Coconut & apricot granola
3
Points®
Total time: 30 min • Prep: 10 min • Cook: 20 min • Serves: 25 • Difficulty: Easy
Whether you’re having a super-busy morning or a relaxed brunch, this breakfast will get the day off to a great start


Ingredients
Porridge oats
270 g
Flaked almonds
90 g
Pumpkin Seeds
130 g
Maple Syrup
2 tablespoon(s)
Sunflower Oil
2 tablespoon(s)
Vanilla Extract
1 teaspoon(s), level
Desiccated Coconut
20 g
Dried Apricots
150 g
Dried cranberries
75 g
Instructions
1
Preheat the oven to 180°C, fan 160°C, gas mark 4. Put the rolled porridge oats, flaked almonds and pumpkin seeds in a bowl and drizzle with maple syrup, sunflower oil and vanilla extract.
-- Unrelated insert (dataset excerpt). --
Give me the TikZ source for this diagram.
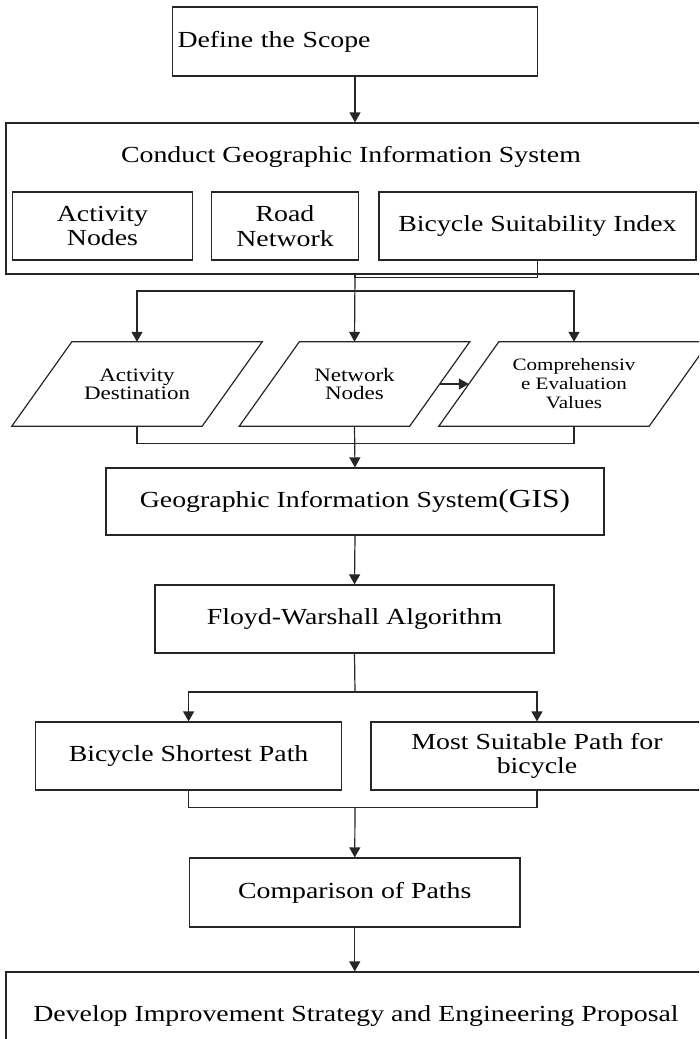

Mix, then spread out in a roasting tray.
2
Bake for 15 minutes, stirring halfway through.
3
Stir in the desiccated coconut, and bake for 5 minutes more. Leave to cool. Mix in chopped dried apricots and dried cranberries, and store in an airtight container until needed. Serve with yogurt and fresh fruit.